▶ [Instructions to follow] Omit any picture, and return the remaining data exactly as written.

▶ [Data section]
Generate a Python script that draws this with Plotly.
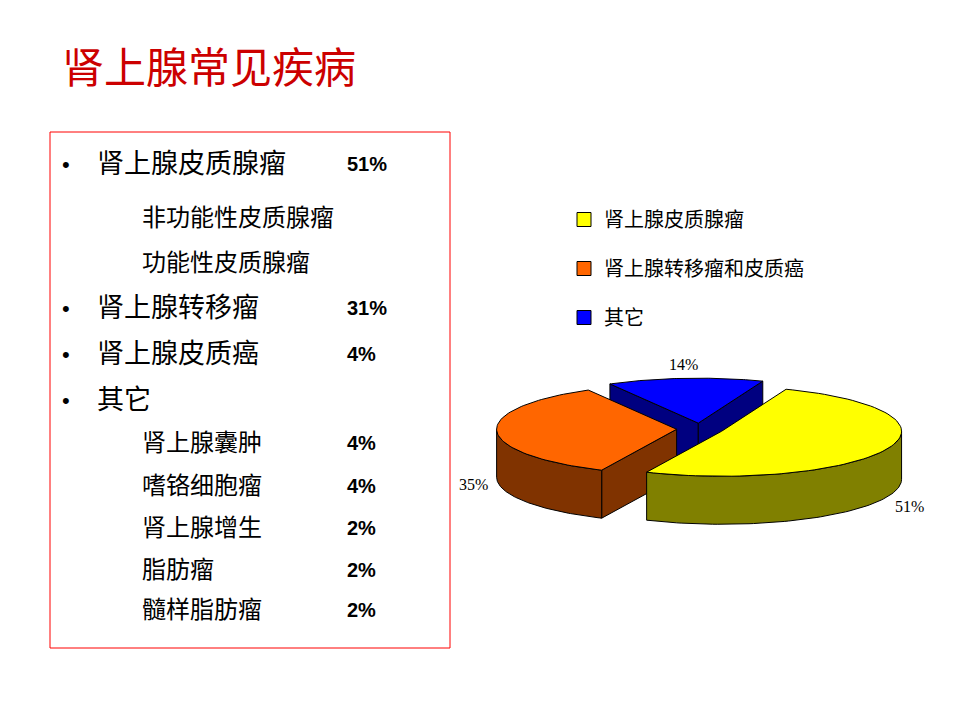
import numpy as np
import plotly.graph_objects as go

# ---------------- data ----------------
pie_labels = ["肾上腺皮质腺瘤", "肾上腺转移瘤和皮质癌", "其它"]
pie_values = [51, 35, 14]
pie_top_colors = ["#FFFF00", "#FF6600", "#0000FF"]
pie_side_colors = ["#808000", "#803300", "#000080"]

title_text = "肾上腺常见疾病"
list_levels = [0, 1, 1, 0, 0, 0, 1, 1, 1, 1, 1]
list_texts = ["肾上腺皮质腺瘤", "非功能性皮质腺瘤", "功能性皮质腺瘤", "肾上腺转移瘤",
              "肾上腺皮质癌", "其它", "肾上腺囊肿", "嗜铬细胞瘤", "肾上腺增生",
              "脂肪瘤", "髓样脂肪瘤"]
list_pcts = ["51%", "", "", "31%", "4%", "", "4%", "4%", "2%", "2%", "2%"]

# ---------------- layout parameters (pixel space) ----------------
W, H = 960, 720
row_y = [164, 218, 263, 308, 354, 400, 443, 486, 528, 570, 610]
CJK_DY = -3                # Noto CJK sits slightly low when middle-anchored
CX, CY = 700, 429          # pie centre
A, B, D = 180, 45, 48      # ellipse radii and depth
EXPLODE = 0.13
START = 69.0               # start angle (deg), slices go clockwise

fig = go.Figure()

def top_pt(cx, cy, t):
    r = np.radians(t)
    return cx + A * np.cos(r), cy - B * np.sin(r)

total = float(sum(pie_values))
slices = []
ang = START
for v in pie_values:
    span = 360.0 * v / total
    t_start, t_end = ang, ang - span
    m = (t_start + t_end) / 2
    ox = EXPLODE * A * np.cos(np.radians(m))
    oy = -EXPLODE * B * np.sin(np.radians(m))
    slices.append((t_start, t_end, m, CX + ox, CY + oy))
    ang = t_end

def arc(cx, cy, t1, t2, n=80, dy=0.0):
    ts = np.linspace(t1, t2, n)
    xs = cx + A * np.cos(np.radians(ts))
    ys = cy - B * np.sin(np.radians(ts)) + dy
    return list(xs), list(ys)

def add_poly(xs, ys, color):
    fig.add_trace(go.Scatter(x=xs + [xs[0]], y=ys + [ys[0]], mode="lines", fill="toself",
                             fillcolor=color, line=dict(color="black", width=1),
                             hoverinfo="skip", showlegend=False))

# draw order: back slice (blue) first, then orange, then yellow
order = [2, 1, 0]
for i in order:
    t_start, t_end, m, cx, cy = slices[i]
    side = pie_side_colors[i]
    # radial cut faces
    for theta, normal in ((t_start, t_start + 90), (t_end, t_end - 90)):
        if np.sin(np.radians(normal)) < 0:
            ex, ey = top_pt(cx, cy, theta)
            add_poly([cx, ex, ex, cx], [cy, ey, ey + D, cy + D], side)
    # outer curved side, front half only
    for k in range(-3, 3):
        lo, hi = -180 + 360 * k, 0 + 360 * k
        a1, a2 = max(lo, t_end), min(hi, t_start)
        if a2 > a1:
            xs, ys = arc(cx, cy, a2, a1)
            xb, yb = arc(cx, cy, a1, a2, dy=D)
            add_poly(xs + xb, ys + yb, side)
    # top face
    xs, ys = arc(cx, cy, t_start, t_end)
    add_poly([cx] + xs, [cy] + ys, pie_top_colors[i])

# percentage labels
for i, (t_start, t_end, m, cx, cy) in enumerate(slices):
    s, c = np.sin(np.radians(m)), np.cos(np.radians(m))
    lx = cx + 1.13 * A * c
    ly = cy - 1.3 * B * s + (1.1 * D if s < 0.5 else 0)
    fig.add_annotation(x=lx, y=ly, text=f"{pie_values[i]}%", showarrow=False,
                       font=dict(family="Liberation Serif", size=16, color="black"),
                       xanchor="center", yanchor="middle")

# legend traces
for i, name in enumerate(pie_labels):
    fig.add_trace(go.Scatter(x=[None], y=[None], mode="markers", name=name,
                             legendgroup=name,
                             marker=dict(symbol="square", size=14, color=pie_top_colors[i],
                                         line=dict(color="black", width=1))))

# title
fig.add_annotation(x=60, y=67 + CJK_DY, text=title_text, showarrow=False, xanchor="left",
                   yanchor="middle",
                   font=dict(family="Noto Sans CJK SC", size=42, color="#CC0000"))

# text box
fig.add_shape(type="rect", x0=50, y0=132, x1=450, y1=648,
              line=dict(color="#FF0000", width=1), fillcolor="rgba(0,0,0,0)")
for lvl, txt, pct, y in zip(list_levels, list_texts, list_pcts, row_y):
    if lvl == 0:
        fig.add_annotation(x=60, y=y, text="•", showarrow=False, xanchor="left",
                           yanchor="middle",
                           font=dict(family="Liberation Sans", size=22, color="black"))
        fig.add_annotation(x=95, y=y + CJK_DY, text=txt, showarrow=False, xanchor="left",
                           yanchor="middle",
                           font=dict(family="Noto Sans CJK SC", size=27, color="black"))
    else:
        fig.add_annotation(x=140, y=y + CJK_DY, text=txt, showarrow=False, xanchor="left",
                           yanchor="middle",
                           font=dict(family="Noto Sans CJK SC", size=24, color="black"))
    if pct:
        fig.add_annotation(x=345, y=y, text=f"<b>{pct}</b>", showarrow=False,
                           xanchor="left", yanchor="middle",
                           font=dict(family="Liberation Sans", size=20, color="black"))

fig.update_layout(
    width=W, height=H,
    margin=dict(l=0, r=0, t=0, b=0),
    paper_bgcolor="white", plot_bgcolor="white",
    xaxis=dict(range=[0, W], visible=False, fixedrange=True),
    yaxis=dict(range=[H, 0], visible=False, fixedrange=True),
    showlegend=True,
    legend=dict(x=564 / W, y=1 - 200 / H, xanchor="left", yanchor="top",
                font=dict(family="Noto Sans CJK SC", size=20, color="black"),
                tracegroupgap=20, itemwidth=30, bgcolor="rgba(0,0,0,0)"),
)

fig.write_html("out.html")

▶ [Response]
Generate a Python script that draws this with Plotly.
import numpy as np
import plotly.graph_objects as go

# ---------------- data ----------------
pie_labels = ["肾上腺皮质腺瘤", "肾上腺转移瘤和皮质癌", "其它"]
pie_values = [51, 35, 14]
pie_top_colors = ["#FFFF00", "#FF6600", "#0000FF"]
pie_side_colors = ["#808000", "#803300", "#000080"]

title_text = "肾上腺常见疾病"
list_levels = [0, 1, 1, 0, 0, 0, 1, 1, 1, 1, 1]
list_texts = ["肾上腺皮质腺瘤", "非功能性皮质腺瘤", "功能性皮质腺瘤", "肾上腺转移瘤",
              "肾上腺皮质癌", "其它", "肾上腺囊肿", "嗜铬细胞瘤", "肾上腺增生",
              "脂肪瘤", "髓样脂肪瘤"]
list_pcts = ["51%", "", "", "31%", "4%", "", "4%", "4%", "2%", "2%", "2%"]

# ---------------- layout parameters (pixel space) ----------------
W, H = 960, 720
row_y = [164, 218, 263, 308, 354, 400, 443, 486, 528, 570, 610]
CJK_DY = -3                # Noto CJK sits slightly low when middle-anchored
CX, CY = 700, 429          # pie centre
A, B, D = 180, 45, 48      # ellipse radii and depth
EXPLODE = 0.13
START = 69.0               # start angle (deg), slices go clockwise

fig = go.Figure()

def top_pt(cx, cy, t):
    r = np.radians(t)
    return cx + A * np.cos(r), cy - B * np.sin(r)

total = float(sum(pie_values))
slices = []
ang = START
for v in pie_values:
    span = 360.0 * v / total
    t_start, t_end = ang, ang - span
    m = (t_start + t_end) / 2
    ox = EXPLODE * A * np.cos(np.radians(m))
    oy = -EXPLODE * B * np.sin(np.radians(m))
    slices.append((t_start, t_end, m, CX + ox, CY + oy))
    ang = t_end

def arc(cx, cy, t1, t2, n=80, dy=0.0):
    ts = np.linspace(t1, t2, n)
    xs = cx + A * np.cos(np.radians(ts))
    ys = cy - B * np.sin(np.radians(ts)) + dy
    return list(xs), list(ys)

def add_poly(xs, ys, color):
    fig.add_trace(go.Scatter(x=xs + [xs[0]], y=ys + [ys[0]], mode="lines", fill="toself",
                             fillcolor=color, line=dict(color="black", width=1),
                             hoverinfo="skip", showlegend=False))

# draw order: back slice (blue) first, then orange, then yellow
order = [2, 1, 0]
for i in order:
    t_start, t_end, m, cx, cy = slices[i]
    side = pie_side_colors[i]
    # radial cut faces
    for theta, normal in ((t_start, t_start + 90), (t_end, t_end - 90)):
        if np.sin(np.radians(normal)) < 0:
            ex, ey = top_pt(cx, cy, theta)
            add_poly([cx, ex, ex, cx], [cy, ey, ey + D, cy + D], side)
    # outer curved side, front half only
    for k in range(-3, 3):
        lo, hi = -180 + 360 * k, 0 + 360 * k
        a1, a2 = max(lo, t_end), min(hi, t_start)
        if a2 > a1:
            xs, ys = arc(cx, cy, a2, a1)
            xb, yb = arc(cx, cy, a1, a2, dy=D)
            add_poly(xs + xb, ys + yb, side)
    # top face
    xs, ys = arc(cx, cy, t_start, t_end)
    add_poly([cx] + xs, [cy] + ys, pie_top_colors[i])

# percentage labels
for i, (t_start, t_end, m, cx, cy) in enumerate(slices):
    s, c = np.sin(np.radians(m)), np.cos(np.radians(m))
    lx = cx + 1.13 * A * c
    ly = cy - 1.3 * B * s + (1.1 * D if s < 0.5 else 0)
    fig.add_annotation(x=lx, y=ly, text=f"{pie_values[i]}%", showarrow=False,
                       font=dict(family="Liberation Serif", size=16, color="black"),
                       xanchor="center", yanchor="middle")

# legend traces
for i, name in enumerate(pie_labels):
    fig.add_trace(go.Scatter(x=[None], y=[None], mode="markers", name=name,
                             legendgroup=name,
                             marker=dict(symbol="square", size=14, color=pie_top_colors[i],
                                         line=dict(color="black", width=1))))

# title
fig.add_annotation(x=60, y=67 + CJK_DY, text=title_text, showarrow=False, xanchor="left",
                   yanchor="middle",
                   font=dict(family="Noto Sans CJK SC", size=42, color="#CC0000"))

# text box
fig.add_shape(type="rect", x0=50, y0=132, x1=450, y1=648,
              line=dict(color="#FF0000", width=1), fillcolor="rgba(0,0,0,0)")
for lvl, txt, pct, y in zip(list_levels, list_texts, list_pcts, row_y):
    if lvl == 0:
        fig.add_annotation(x=60, y=y, text="•", showarrow=False, xanchor="left",
                           yanchor="middle",
                           font=dict(family="Liberation Sans", size=22, color="black"))
        fig.add_annotation(x=95, y=y + CJK_DY, text=txt, showarrow=False, xanchor="left",
                           yanchor="middle",
                           font=dict(family="Noto Sans CJK SC", size=27, color="black"))
    else:
        fig.add_annotation(x=140, y=y + CJK_DY, text=txt, showarrow=False, xanchor="left",
                           yanchor="middle",
                           font=dict(family="Noto Sans CJK SC", size=24, color="black"))
    if pct:
        fig.add_annotation(x=345, y=y, text=f"<b>{pct}</b>", showarrow=False,
                           xanchor="left", yanchor="middle",
                           font=dict(family="Liberation Sans", size=20, color="black"))

fig.update_layout(
    width=W, height=H,
    margin=dict(l=0, r=0, t=0, b=0),
    paper_bgcolor="white", plot_bgcolor="white",
    xaxis=dict(range=[0, W], visible=False, fixedrange=True),
    yaxis=dict(range=[H, 0], visible=False, fixedrange=True),
    showlegend=True,
    legend=dict(x=564 / W, y=1 - 200 / H, xanchor="left", yanchor="top",
                font=dict(family="Noto Sans CJK SC", size=20, color="black"),
                tracegroupgap=20, itemwidth=30, bgcolor="rgba(0,0,0,0)"),
)

fig.write_html("out.html")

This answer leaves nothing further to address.